Translation:The turkey eats apples.

October 15, 2018



Getting marked wrong for not having "the" despite being marked wrong on every other question like this for including it is ludicrous


I am having the same problem!


It is very arbitrary, sometimes I am marked wrong for using "the" other times I am marked wrong for not using ''the''. It really hinders learning


I am confused as to when to say "eats" and when to say "is eating" There appear to be inconsistencies. Most of the answers I get wrong are to do with these words


It's very inconsistent, along with the articles for the nouns. Duo should accept both 'eats' and 'is eating', and any article, afaik. I guess for now, just remember that Navajo doesn't make these distinctions and figure out whatever answer Duolingo wants for the particular example.


...and report correct alternatives, so they can be added in the future.


You cannot translate in the same lesson, one time "[animal] eats [food]", and another time "the [animal] eats [food]". Or you must give an explanation.


Is there no plural in Navajo?


Yáʼátʼééh shikʼis! I am reporting the sentences that reject the plural (or singular) translation in the object. Both singular and plural nouns (an / the apple / apples) are valid here. Some verbs can be different, for example when describing the color.
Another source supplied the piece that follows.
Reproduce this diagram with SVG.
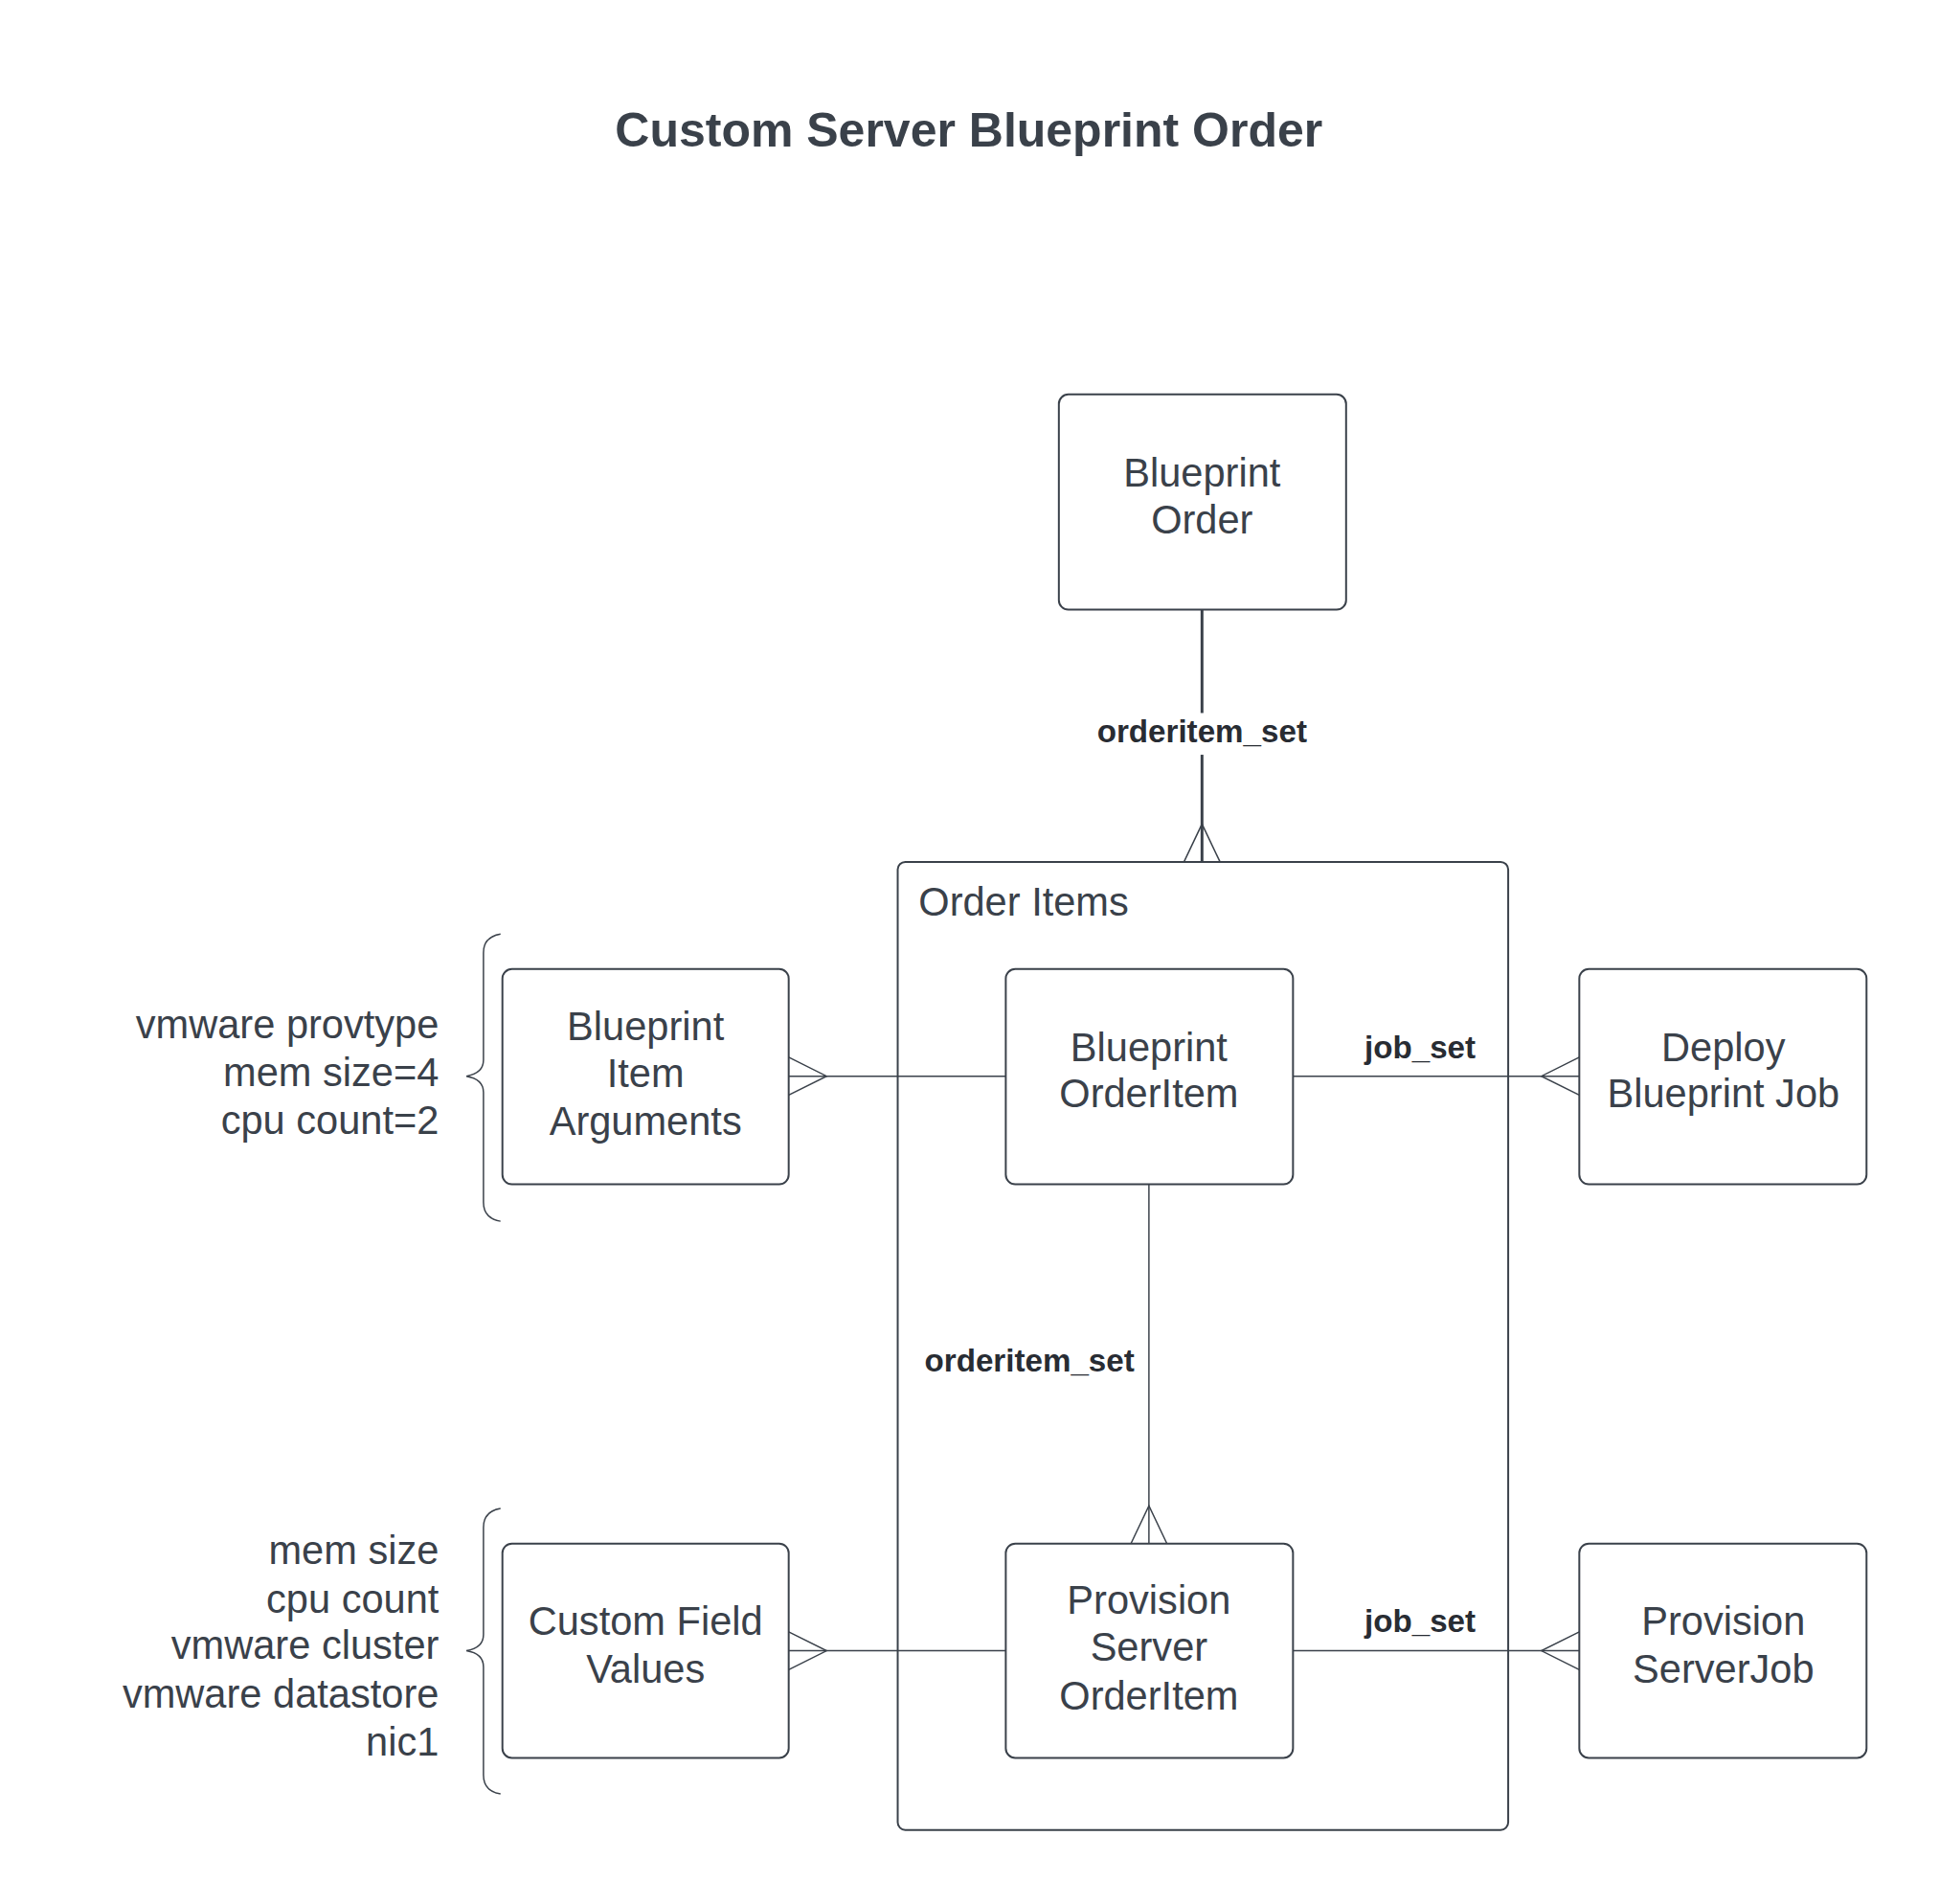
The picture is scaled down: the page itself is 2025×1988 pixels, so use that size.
<svg xmlns="http://www.w3.org/2000/svg" width="2025" height="1988" viewBox="0 0 2025 1988">
<style>
.box{fill:#ffffff;stroke:#3a414a;stroke-width:2}
.t{font-family:"Liberation Sans",Arial,sans-serif;font-size:42px;fill:#3a414a}
.c{text-anchor:middle}
.r{text-anchor:end}
.lbl{font-family:"Liberation Sans",Arial,sans-serif;font-size:33.5px;font-weight:bold;fill:#282c33;text-anchor:middle}
.ln{fill:none;stroke:#3a414a;stroke-width:1.5}
.thick{fill:none;stroke:#3a414a;stroke-width:3}
.brace{fill:none;stroke:#3a414a;stroke-width:1.5}
</style>
<rect width="2025" height="1988" fill="#ffffff"/>
<g transform="scale(0.99)">
<text x="1022" y="155" font-family="'Liberation Sans',Arial,sans-serif" font-size="50.5" font-weight="bold" fill="#3a414a" text-anchor="middle">Custom Server Blueprint Order</text>

<g id="order-items">
<rect class="box" x="947" y="909" width="644" height="1021" rx="8"/>
<text class="t" x="969" y="966">Order Items</text>
</g>

<g id="connectors">
<line class="thick" x1="1268" y1="643" x2="1268" y2="752"/>
<line class="thick" x1="1268" y1="796" x2="1268" y2="909"/>
<path class="ln" d="M1249,909 L1268,869 L1287,909"/>
<text class="lbl" x="1268" y="783">orderitem_set</text>

<line class="ln" x1="832" y1="1135" x2="1061" y2="1135"/>
<path class="ln" d="M832,1115 L872,1135 L832,1155"/>

<line class="ln" x1="1364" y1="1135" x2="1666" y2="1135"/>
<path class="ln" d="M1666,1115 L1626,1135 L1666,1155"/>
<text class="lbl" x="1498" y="1116">job_set</text>

<line class="ln" x1="1212" y1="1249" x2="1212" y2="1628"/>
<path class="ln" d="M1193,1628 L1212,1588 L1231,1628"/>
<text class="lbl" x="1086" y="1446">orderitem_set</text>

<line class="ln" x1="832" y1="1741" x2="1061" y2="1741"/>
<path class="ln" d="M832,1721 L872,1741 L832,1761"/>

<line class="ln" x1="1364" y1="1741" x2="1666" y2="1741"/>
<path class="ln" d="M1666,1721 L1626,1741 L1666,1761"/>
<text class="lbl" x="1498" y="1721">job_set</text>
</g>

<g id="blueprint-order">
<rect class="box" x="1117" y="416" width="303" height="227" rx="10"/>
<text class="t c" x="1268" y="513">Blueprint</text>
<text class="t c" x="1268" y="563">Order</text>
</g>

<g id="blueprint-orderitem">
<rect class="box" x="1061" y="1022" width="303" height="227" rx="10"/>
<text class="t c" x="1212" y="1119">Blueprint</text>
<text class="t c" x="1212" y="1168">OrderItem</text>
</g>

<g id="blueprint-item-arguments">
<rect class="box" x="530" y="1022" width="302" height="227" rx="10"/>
<text class="t c" x="681" y="1097">Blueprint</text>
<text class="t c" x="681" y="1146">Item</text>
<text class="t c" x="681" y="1197">Arguments</text>
</g>

<g id="deploy-blueprint-job">
<rect class="box" x="1666" y="1022" width="303" height="227" rx="10"/>
<text class="t c" x="1818" y="1119">Deploy</text>
<text class="t c" x="1818" y="1168">Blueprint Job</text>
</g>

<g id="custom-field-values">
<rect class="box" x="530" y="1628" width="302" height="226" rx="10"/>
<text class="t c" x="681" y="1724">Custom Field</text>
<text class="t c" x="681" y="1775">Values</text>
</g>

<g id="provision-server-orderitem">
<rect class="box" x="1061" y="1628" width="303" height="226" rx="10"/>
<text class="t c" x="1212" y="1702">Provision</text>
<text class="t c" x="1212" y="1752">Server</text>
<text class="t c" x="1212" y="1803">OrderItem</text>
</g>

<g id="provision-serverjob">
<rect class="box" x="1666" y="1628" width="303" height="226" rx="10"/>
<text class="t c" x="1818" y="1724">Provision</text>
<text class="t c" x="1818" y="1775">ServerJob</text>
</g>

<g id="args-note">
<path class="brace" d="M528,985 Q510,988 510,1005 L510,1118 Q510,1132 492,1135 Q510,1138 510,1152 L510,1268 Q510,1285 528,1288"/>
<text class="t r" x="463" y="1095">vmware provtype</text>
<text class="t r" x="463" y="1145">mem size=4</text>
<text class="t r" x="463" y="1196">cpu count=2</text>
</g>

<g id="fields-note">
<path class="brace" d="M528,1591 Q510,1594 510,1611 L510,1724 Q510,1738 492,1741 Q510,1744 510,1758 L510,1872 Q510,1889 528,1892"/>
<text class="t r" x="463" y="1650">mem size</text>
<text class="t r" x="463" y="1701">cpu count</text>
<text class="t r" x="463" y="1750">vmware cluster</text>
<text class="t r" x="463" y="1801">vmware datastore</text>
<text class="t r" x="463" y="1852">nic1</text>
</g>
</g>
</svg>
The sentence "This apple is red." will use the noun "bilasáana" with a singular verb, and the sentence "These (three or more) apples are red." will use a plural verb with the same noun. Remember that the duoplural form is the same as the singular in this case, in the third person. So, "My apple and your tomato (they two) are red." will use the same singular form in Navajo.

I hope it helps. :)


It definitely does, especially as the use of the term "duoplural" had me looking up this interesting situation in Navajo. So, is there no duoplural form in the object position? Does the stative verb "to be red" require the singular subject even when the verb is plural for some reason? The little Navajo program here does, at least, introduce some interesting issues.
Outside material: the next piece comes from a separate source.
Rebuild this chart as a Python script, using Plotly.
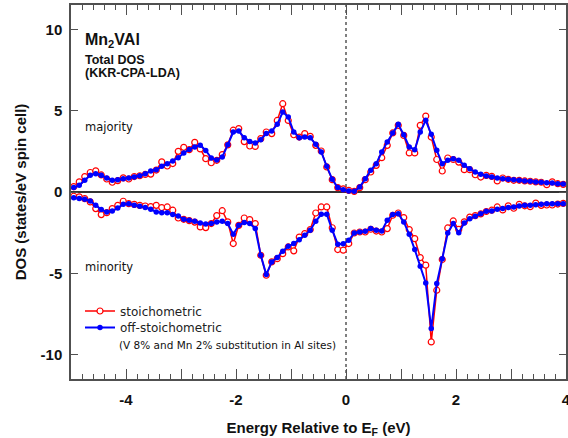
import plotly.graph_objects as go

# Energy grid (eV, relative to E_F), 0.1 eV spacing
energy = [round(-4.95 + 0.1 * k, 2) for k in range(90)]

maj_stoich = [0.33, 0.62, 0.95, 1.2, 1.3, 1.05, 0.8, 0.6, 0.7, 0.87,
              0.8, 0.95, 1.0, 1.08, 1.1, 1.35, 1.85, 1.6, 1.75, 2.5,
              2.75, 2.6, 3.05, 2.65, 2.05, 1.8, 1.95, 2.3, 2.9, 3.8,
              3.9, 3.1, 2.83, 2.8, 3.28, 3.69, 3.59, 4.4, 5.43, 4.4,
              3.52, 3.38, 3.59, 3.42, 2.87, 2.52, 1.54, 0.76, 0.27, 0.19,
              0.1, 0.04, 0.27, 0.76, 1.23, 1.64, 2.11, 2.87, 3.63, 4.1,
              3.48, 2.4, 2.4, 4.1, 4.67, 3.38, 2.0, 1.29, 2.09, 2.0,
              1.84, 1.37, 1.37, 1.06, 0.92, 1.02, 0.96, 0.68, 0.86, 0.78,
              0.72, 0.72, 0.68, 0.66, 0.62, 0.6, 0.45, 0.62, 0.51, 0.47]

maj_offstoich = [0.27, 0.41, 0.72, 1.03, 1.13, 1.03, 0.86, 0.72, 0.76, 0.82,
                 0.86, 0.92, 1.0, 1.13, 1.29, 1.37, 1.58, 1.74, 1.91, 2.11,
                 2.4, 2.62, 2.77, 2.88, 2.55, 2.09, 1.97, 2.15, 2.9, 3.69,
                 3.75, 3.34, 3.11, 3.01, 3.22, 3.59, 3.75, 4.16, 4.92, 4.61,
                 3.69, 3.34, 3.38, 3.34, 2.93, 2.46, 1.58, 0.78, 0.27, 0.14,
                 0.06, 0.04, 0.31, 0.82, 1.33, 1.74, 2.46, 3.07, 3.63, 4.16,
                 3.52, 2.77, 2.6, 3.69, 4.41, 3.55, 2.56, 1.74, 1.95, 2.05,
                 1.95, 1.64, 1.43, 1.23, 1.09, 0.98, 0.92, 0.86, 0.82, 0.78,
                 0.76, 0.72, 0.68, 0.66, 0.62, 0.6, 0.57, 0.55, 0.51, 0.49]

min_stoich = [-0.26, -0.3, -0.41, -0.61, -1.02, -1.39, -1.27, -1.02, -0.82, -0.57,
              -0.72, -0.76, -0.82, -0.86, -0.9, -0.82, -0.96, -0.92, -1.12, -1.6,
              -1.68, -1.76, -1.85, -2.15, -2.19, -1.94, -1.45, -1.15, -1.84, -3.17,
              -2.05, -1.6, -1.7, -1.94, -3.89, -5.12, -4.3, -4.1, -3.79, -3.38,
              -3.62, -2.77, -2.56, -2.31, -1.29, -0.92, -0.92, -2.2, -3.54, -3.58,
              -3.17, -2.52, -2.46, -2.46, -2.29, -2.4, -2.46, -2.25, -1.43, -1.29,
              -1.57, -2.31, -2.87, -4.03, -4.5, -9.22, -6.04, -4.15, -2.21, -1.78,
              -2.3, -1.84, -1.54, -1.45, -1.35, -1.2, -1.12, -0.92, -1.1, -0.85,
              -1.0, -0.76, -0.85, -0.9, -0.68, -0.82, -0.8, -0.8, -0.74, -0.7]

min_offstoich = [-0.35, -0.4, -0.45, -0.55, -0.82, -1.08, -1.23, -1.17, -0.98, -0.76,
                 -0.72, -0.82, -0.88, -0.96, -1.06, -1.23, -1.27, -1.27, -1.39, -1.47,
                 -1.68, -1.74, -1.8, -1.9, -1.97, -1.94, -1.85, -1.8, -1.94, -2.6,
                 -2.05, -1.88, -1.94, -2.25, -3.89, -5.08, -4.3, -4.03, -3.64, -3.34,
                 -3.17, -2.93, -2.66, -2.35, -1.8, -1.37, -1.37, -2.35, -3.21, -3.19,
                 -2.97, -2.52, -2.46, -2.42, -2.25, -2.35, -2.4, -1.74, -1.39, -1.33,
                 -1.84, -2.6, -3.54, -4.57, -5.59, -8.4, -5.63, -4.1, -2.52, -1.94,
                 -2.5, -1.9, -1.64, -1.49, -1.33, -1.19, -1.17, -1.06, -1.02, -0.96,
                 -0.92, -0.86, -0.82, -0.82, -0.78, -0.76, -0.72, -0.72, -0.72, -0.72]

x_tickvals = [-5, -4, -3, -2, -1, 0, 1, 2, 3, 4]
x_ticktext = [" ", "-4", " ", "-2", " ", "0", " ", "2", " ", "4"]
y_tickvals = [-10, -5, 0, 5, 10]
y_ticktext = ["-10", "-5", "0", "5", "10"]

RED = "#ff0000"
BLUE = "#0000ff"
AXC = "#505050"
BOLD = "Liberation Sans, Arial, sans-serif"
REG = "DejaVu Sans, Verdana, sans-serif"

L, R, T, B = 71, 2, 5, 59
W, H = 568, 438


def px_x(px):
    return (px - L) / (W - L - R)


def px_y(py):
    return (H - B - py) / (H - T - B)


red_marker = dict(symbol="circle", size=6, color="white", line=dict(color=RED, width=1.2))
blue_marker = dict(symbol="circle", size=5.5, color=BLUE)

fig = go.Figure()
fig.add_trace(go.Scatter(x=energy, y=maj_stoich, mode="lines+markers", name="stoichometric",
                         line=dict(color=RED, width=1.5), marker=red_marker,
                         legend="legend", hoverinfo="skip"))
fig.add_trace(go.Scatter(x=energy, y=min_stoich, mode="lines+markers", name="stoichometric",
                         line=dict(color=RED, width=1.5), marker=red_marker,
                         showlegend=False, hoverinfo="skip"))
fig.add_trace(go.Scatter(x=energy, y=maj_offstoich, mode="lines+markers", name="off-stoichometric",
                         line=dict(color=BLUE, width=2), marker=blue_marker,
                         legend="legend2", hoverinfo="skip"))
fig.add_trace(go.Scatter(x=energy, y=min_offstoich, mode="lines+markers", name="off-stoichometric",
                         line=dict(color=BLUE, width=2), marker=blue_marker,
                         showlegend=False, hoverinfo="skip"))

fig.add_shape(type="line", xref="x", yref="paper", x0=0, x1=0, y0=0, y1=1,
              line=dict(color="black", width=1, dash="3px,3px"), layer="below")

legend_common = dict(xanchor="left", yanchor="middle", bgcolor="rgba(0,0,0,0)",
                     font=dict(family=REG, size=12, color="#222"), itemwidth=30,
                     borderwidth=0)

fig.update_layout(
    width=W, height=H,
    margin=dict(l=L, r=R, t=T, b=B, autoexpand=False),
    paper_bgcolor="white", plot_bgcolor="white",
    showlegend=True,
    legend=dict(x=px_x(80), y=px_y(311), **legend_common),
    legend2=dict(x=px_x(80), y=px_y(327.5), **legend_common),
    xaxis=dict(range=[-5, 4], tickmode="array", tickvals=x_tickvals, ticktext=x_ticktext,
               ticks="inside", ticklen=10, tickwidth=1, tickcolor=AXC,
               minor=dict(tickmode="linear", tick0=-5, dtick=0.2, ticks="inside",
                          ticklen=5, tickcolor=AXC, tickwidth=1),
               showline=True, linecolor=AXC, linewidth=1.5, mirror="ticks",
               showgrid=False, zeroline=False, automargin=False,
               ticklabeloverflow="allow",
               tickfont=dict(family=BOLD, size=15, color="#111", weight="bold"),
               ticklabelstandoff=6,
               title=dict(text="Energy Relative to E<sub>F</sub> (eV)",
                          font=dict(family=BOLD, size=15, color="#111", weight="bold"),
                          standoff=18)),
    yaxis=dict(range=[-11.5, 11.5], tickmode="array", tickvals=y_tickvals, ticktext=y_ticktext,
               ticks="inside", ticklen=7, tickwidth=1, tickcolor=AXC,
               showline=True, linecolor=AXC, linewidth=1.5, mirror="ticks",
               showgrid=False, zeroline=True, zerolinecolor="#333333", zerolinewidth=1.5,
               automargin=False, ticklabeloverflow="allow",
               tickfont=dict(family=BOLD, size=15, color="#111", weight="bold"),
               ticklabelstandoff=4,
               title=dict(text="DOS (states/eV spin cell)",
                          font=dict(family=BOLD, size=15, color="#111", weight="bold"),
                          standoff=10)),
)

annotations = [
    dict(text="<b>Mn<sub>2</sub>VAl</b>", x=83, y=40, size=16, family=BOLD),
    dict(text="<b>Total DOS</b>", x=83, y=60, size=12.5, family=BOLD),
    dict(text="<b>(KKR-CPA-LDA)</b>", x=83, y=73, size=12.5, family=BOLD),
    dict(text="majority", x=83, y=127, size=11.5, family=REG),
    dict(text="minority", x=83, y=267, size=11.5, family=REG),
    dict(text="(V 8% and Mn 2% substitution in Al sites)", x=117, y=345, size=10.5, family=REG),
]
for a in annotations:
    fig.add_annotation(
        text=a["text"], showarrow=False, xanchor="left", yanchor="middle",
        xref="paper", yref="paper", x=px_x(a["x"]), y=px_y(a["y"]),
        font=dict(family=a["family"], size=a["size"], color="#111"))

fig.write_html("out.html", config={"displayModeBar": False},
               post_script="document.body.style.margin='0px';")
For example, dootłʼizh is the third person (singular / duoplural) verb conjugation used for the colors "blue" / "green" / "turquoise", while dadootłʼizh is the plural:

he/she/it is turquoise, green, blue

Łóóʼ dootłʼizh ― The (one or two) fish is/are blue.

Łóóʼ dadootłʼizh ― The (three or more) fish are blue.

It is also important to notice that the first and second person verb conjugations have three different forms, each one, for the singular, duoplural and plural. I think this is still a special case for the color description, where the verb presents some interesting compositions using the perfective stem -tłʼizh.

di- (“color”) + -oo- (yi-perfective 3rd person subject prefix) + -d- (classifier) + -tłʼizh (neuter perfective stem of root -TŁʼIIZH, “to be blue, green”).


why do you translate sometimes 'Turkey' , and sometimes else 'the turkey'?